━━ DATA ROWS
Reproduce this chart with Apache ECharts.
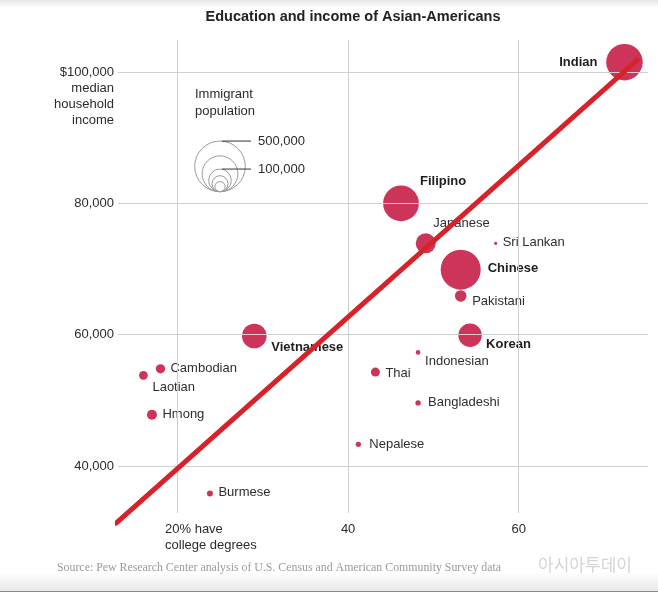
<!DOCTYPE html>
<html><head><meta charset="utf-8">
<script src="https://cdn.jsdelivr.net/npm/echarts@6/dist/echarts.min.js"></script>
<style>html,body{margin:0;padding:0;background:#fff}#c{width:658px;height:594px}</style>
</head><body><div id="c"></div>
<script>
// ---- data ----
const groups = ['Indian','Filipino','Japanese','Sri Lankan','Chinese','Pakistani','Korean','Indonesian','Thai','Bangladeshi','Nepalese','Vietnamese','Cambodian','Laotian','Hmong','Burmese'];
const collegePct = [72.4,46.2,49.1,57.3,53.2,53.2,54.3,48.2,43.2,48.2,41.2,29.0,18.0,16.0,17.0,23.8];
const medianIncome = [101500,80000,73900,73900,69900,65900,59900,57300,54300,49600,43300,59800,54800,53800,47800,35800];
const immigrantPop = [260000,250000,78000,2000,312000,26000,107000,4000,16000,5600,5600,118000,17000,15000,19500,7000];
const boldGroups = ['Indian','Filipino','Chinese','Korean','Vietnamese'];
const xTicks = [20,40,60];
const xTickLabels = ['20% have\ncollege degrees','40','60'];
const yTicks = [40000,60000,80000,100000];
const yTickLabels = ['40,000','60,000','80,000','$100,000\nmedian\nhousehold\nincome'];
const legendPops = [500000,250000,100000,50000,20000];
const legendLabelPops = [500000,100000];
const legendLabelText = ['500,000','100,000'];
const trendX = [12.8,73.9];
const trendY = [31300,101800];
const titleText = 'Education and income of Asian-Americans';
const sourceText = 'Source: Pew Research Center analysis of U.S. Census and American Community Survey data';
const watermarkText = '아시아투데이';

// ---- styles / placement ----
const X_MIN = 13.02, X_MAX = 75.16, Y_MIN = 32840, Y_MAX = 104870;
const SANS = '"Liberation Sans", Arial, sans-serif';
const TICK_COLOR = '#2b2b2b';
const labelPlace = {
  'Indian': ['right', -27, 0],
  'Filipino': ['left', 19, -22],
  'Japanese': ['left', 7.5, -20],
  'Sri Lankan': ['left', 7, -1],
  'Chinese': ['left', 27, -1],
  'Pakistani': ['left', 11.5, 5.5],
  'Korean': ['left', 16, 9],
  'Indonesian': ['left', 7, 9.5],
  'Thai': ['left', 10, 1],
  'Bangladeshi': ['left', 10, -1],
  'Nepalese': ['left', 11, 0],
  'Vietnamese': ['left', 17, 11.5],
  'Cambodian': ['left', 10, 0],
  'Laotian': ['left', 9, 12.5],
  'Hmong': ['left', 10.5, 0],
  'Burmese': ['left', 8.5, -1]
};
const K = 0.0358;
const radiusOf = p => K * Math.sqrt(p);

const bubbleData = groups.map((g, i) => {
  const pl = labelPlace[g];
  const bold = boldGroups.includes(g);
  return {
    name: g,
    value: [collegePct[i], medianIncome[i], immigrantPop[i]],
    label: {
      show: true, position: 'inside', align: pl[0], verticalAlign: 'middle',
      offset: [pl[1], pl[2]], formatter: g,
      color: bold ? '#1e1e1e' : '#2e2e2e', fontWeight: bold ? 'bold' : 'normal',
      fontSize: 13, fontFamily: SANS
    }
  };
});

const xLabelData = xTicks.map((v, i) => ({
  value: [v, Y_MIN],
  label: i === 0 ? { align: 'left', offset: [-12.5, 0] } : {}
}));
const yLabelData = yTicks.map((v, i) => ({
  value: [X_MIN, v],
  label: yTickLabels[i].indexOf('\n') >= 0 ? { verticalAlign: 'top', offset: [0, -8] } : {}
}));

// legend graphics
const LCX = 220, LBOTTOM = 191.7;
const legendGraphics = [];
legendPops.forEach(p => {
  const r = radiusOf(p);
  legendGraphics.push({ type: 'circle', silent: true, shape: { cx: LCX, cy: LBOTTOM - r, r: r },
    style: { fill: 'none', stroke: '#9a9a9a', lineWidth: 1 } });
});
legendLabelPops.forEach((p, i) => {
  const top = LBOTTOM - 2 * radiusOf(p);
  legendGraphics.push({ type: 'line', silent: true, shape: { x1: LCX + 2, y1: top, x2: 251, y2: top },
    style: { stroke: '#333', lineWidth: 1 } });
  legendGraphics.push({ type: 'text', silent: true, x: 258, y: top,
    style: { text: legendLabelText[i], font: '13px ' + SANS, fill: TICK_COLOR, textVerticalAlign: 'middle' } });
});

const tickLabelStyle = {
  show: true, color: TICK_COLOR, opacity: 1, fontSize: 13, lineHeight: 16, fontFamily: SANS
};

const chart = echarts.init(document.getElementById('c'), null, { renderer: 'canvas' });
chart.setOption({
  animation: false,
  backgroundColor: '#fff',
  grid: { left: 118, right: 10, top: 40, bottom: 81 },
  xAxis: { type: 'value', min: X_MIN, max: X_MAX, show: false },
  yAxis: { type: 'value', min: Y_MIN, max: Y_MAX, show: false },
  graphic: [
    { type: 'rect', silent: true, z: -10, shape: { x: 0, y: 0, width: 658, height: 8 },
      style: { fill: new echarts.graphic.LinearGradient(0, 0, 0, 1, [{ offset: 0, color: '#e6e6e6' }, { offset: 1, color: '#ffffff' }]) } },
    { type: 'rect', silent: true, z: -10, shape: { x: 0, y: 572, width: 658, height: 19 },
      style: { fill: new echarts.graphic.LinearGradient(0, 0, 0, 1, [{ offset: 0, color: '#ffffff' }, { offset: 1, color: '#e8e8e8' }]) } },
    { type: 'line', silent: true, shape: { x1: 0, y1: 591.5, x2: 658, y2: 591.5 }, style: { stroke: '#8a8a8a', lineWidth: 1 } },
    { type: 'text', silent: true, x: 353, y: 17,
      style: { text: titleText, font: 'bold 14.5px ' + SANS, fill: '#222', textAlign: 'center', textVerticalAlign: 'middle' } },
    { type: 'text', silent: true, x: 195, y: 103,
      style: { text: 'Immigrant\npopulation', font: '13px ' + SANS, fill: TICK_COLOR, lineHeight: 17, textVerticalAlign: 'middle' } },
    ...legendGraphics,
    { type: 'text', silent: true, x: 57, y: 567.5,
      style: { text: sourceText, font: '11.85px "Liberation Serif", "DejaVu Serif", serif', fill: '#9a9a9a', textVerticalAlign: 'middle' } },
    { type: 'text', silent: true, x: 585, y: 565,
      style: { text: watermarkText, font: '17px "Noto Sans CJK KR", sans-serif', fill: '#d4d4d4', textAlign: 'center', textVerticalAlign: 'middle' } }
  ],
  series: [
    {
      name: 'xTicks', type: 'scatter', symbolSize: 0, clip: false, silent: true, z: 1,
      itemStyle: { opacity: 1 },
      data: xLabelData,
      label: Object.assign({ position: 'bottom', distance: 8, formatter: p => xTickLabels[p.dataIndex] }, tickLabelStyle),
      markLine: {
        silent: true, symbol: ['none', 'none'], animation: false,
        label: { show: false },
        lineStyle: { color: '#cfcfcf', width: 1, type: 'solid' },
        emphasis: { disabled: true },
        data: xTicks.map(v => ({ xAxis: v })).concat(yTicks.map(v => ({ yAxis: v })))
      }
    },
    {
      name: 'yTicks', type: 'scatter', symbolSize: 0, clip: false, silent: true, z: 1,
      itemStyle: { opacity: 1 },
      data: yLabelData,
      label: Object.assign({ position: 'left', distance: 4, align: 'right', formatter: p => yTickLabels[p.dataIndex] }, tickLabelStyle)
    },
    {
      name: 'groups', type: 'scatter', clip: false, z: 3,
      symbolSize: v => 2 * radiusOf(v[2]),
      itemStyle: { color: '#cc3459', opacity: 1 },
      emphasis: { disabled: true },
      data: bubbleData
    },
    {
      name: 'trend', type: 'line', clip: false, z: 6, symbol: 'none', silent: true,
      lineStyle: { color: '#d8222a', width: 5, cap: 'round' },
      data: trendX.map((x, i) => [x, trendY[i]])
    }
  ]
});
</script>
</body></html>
━━━━
━━ DATA ROWS
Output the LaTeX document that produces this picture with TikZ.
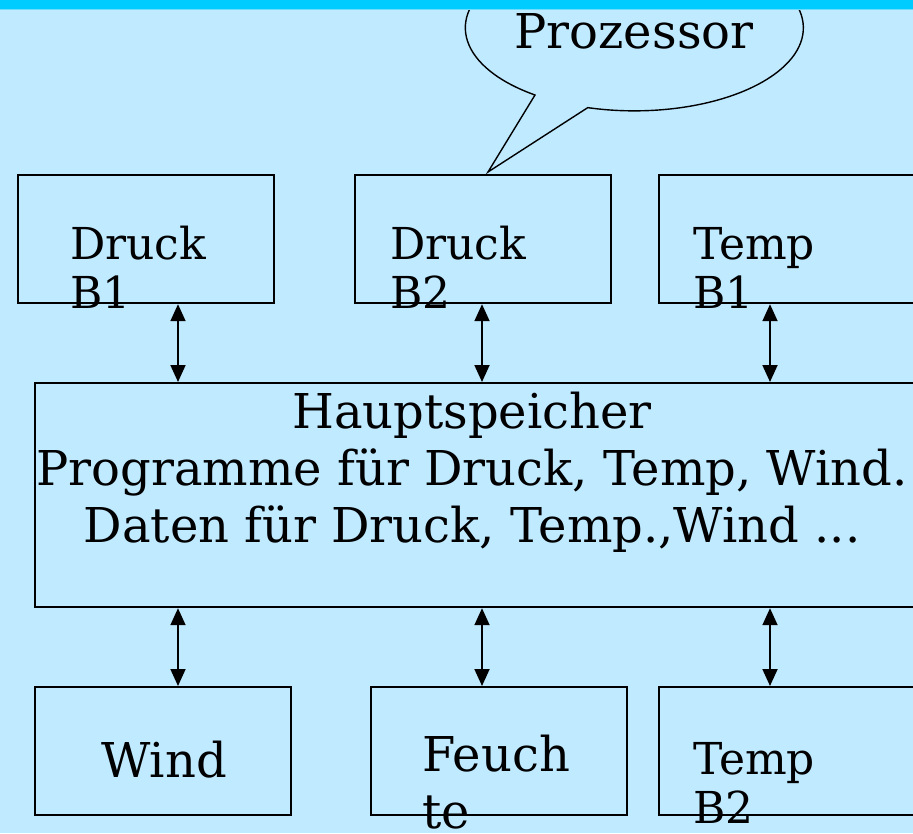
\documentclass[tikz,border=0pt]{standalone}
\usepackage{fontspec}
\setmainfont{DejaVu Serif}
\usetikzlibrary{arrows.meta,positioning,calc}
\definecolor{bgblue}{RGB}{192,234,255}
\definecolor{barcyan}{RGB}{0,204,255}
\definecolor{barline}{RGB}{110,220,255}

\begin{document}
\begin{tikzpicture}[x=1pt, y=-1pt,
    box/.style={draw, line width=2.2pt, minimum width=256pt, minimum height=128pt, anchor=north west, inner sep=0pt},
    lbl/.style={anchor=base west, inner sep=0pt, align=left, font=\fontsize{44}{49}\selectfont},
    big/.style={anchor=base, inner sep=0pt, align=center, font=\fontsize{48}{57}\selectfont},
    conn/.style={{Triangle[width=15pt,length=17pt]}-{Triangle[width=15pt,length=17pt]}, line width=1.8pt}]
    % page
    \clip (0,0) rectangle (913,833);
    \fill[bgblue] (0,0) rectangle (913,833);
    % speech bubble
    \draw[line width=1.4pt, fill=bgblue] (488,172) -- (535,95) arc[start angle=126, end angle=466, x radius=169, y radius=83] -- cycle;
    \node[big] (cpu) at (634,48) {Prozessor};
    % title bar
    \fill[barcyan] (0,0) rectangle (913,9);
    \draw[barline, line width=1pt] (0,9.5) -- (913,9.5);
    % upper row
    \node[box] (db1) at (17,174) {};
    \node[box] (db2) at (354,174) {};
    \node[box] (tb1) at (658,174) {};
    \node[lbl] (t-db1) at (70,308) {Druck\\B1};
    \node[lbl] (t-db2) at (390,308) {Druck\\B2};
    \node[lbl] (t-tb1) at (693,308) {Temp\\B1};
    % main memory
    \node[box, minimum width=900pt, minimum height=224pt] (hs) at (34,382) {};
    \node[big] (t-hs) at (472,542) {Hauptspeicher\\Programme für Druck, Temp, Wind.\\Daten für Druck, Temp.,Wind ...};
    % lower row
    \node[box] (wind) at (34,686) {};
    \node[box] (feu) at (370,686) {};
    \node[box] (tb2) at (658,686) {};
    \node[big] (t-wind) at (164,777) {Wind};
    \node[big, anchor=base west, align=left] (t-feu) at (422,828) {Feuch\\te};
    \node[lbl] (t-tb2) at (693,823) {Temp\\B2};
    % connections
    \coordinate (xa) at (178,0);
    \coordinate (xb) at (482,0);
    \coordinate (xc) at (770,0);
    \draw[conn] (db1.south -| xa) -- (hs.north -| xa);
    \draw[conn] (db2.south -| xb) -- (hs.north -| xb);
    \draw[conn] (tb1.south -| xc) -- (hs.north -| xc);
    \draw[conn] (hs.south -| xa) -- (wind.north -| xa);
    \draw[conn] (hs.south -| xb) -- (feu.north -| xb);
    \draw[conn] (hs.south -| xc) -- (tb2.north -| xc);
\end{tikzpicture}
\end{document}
━━━━
**EXERCISE DETAILS**:
Show every line from the entries above in which "with" appears.

**EXERCISE ANSWER**:
Reproduce this chart with Apache ECharts.
Output the LaTeX document that produces this picture with TikZ.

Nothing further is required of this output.